The upward revision of GDP in the third quarter from 3.8% to 4.3% and the creation of more than 215,000 jobs in November offer the best evidence yet that the national economy continues to hum, according to economist Hessam Nadji of Marcus & Millichap. Those rising indicators — even in face of devastating hurricanes and rising energy prices — also bode well for the retail sector.
“You hear a lot of gloom and doom about jobs. Last month’s job numbers were pretty good, above 200,000. What you don’t hear is that we’ve added 4.5 million jobs since the trough of the recession. Roughly 45% of those jobs have been in professional services, health care and education, which are well-paying industries,” says Nadji.

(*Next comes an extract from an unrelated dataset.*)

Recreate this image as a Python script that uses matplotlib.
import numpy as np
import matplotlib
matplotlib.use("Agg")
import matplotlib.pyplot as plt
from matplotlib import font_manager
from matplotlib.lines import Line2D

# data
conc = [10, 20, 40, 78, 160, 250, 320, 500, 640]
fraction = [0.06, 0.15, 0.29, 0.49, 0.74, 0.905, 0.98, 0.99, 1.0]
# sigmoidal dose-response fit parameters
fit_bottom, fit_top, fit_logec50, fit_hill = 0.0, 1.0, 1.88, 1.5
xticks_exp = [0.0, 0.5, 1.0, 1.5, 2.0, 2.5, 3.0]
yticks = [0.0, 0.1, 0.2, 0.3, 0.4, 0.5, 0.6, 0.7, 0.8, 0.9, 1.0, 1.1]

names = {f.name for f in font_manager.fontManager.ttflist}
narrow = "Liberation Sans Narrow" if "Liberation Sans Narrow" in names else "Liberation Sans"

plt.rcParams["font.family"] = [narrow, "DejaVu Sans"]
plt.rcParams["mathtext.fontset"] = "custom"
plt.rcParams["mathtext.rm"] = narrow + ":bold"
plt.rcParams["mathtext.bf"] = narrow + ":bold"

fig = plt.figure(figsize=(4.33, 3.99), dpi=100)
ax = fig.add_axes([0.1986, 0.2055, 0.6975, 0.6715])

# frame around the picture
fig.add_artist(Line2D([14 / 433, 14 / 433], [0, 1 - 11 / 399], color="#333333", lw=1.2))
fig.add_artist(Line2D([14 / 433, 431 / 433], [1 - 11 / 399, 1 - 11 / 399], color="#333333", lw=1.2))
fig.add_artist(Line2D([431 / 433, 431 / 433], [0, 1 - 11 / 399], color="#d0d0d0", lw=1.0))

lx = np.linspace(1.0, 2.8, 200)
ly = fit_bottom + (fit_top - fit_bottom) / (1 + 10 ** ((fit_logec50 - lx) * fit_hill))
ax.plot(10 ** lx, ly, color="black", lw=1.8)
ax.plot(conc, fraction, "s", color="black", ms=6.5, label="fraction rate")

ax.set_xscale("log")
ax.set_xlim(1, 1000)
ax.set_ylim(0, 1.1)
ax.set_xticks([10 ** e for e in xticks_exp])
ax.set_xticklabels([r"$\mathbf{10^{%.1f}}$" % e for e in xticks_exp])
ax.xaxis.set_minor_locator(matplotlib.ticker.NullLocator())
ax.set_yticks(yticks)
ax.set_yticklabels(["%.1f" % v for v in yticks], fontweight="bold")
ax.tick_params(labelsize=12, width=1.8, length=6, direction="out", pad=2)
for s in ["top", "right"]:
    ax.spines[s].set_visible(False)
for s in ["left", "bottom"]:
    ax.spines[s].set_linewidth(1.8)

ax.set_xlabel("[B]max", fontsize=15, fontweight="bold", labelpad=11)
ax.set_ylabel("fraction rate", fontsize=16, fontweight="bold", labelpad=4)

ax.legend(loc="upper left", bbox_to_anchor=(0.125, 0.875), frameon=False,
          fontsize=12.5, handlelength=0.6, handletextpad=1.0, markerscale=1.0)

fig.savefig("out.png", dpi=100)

“The myth that the employment market is not doing well, and the myth that we’re only adding low-paying jobs is something to consider as basically wrong information [in the general press],” emphasizes Nadji, whose remarks came before an audience of investors and brokers in New York on Tuesday evening. They were gathered at the Sheraton Hotel in New York for “Retail Trends 2006,” a program sponsored by Marcus & Millichap, the Encino-Calif.-based investment sales specialists.
What’s led to the misperception and the general gloom and doom? Normally, it takes 11 months to restore the job losses stemming from a recession. In the case of the recession of 2001, which resulted in the loss of 2.7 million jobs, it took 23 months to get back to recover those losses. During the past two years, job growth has been steady but not spectacular. “We never had the typical post-recession jump in jobs because of pent-up demand. There was no pent-up demand. People were buying houses and cars throughout the recession,” emphasizes Nadji.
Other positive signs for the retail economy in the near term:
• U.S. homeowners continue to enjoy a windfall via refinancing. “We will take out $125 billion to $150 billion of refinancing money out of our home equity this year alone,” says Nadji. “Forty percent of that is spent right away in the economy.” U.S. home prices have risen 55% nationally over the last five years, and have climbed 74% in the Northeast during that same period.
* 76 million baby boomers are entering their peak earning years, and their children — the so-called echo boomers — number 70 million strong. Not only are the baby boomers buying second homes and luxury goods, says Nadji, they also are helping their echo-boomer children buy homes and condos. The median age of a first-time homebuyer has dropped from 36 to 32 over the last five years.
The big question in 2006 is whether there will be a pricing bubble in retail. At the moment, cap rates continue to compress: multi-tenant properties trade at a cap rate in the low to mid-7s, while cap rates for single-tenant properties are in the mid to high 6s.
Nadji expects cap rates will move up, but not dramatically. “We think pricing will basically stagnate or stabilize, while net operating incomes (NOIs) continue to improve. That will result in higher cap rates than where they are today, but not reverting all the way back to historical norms.”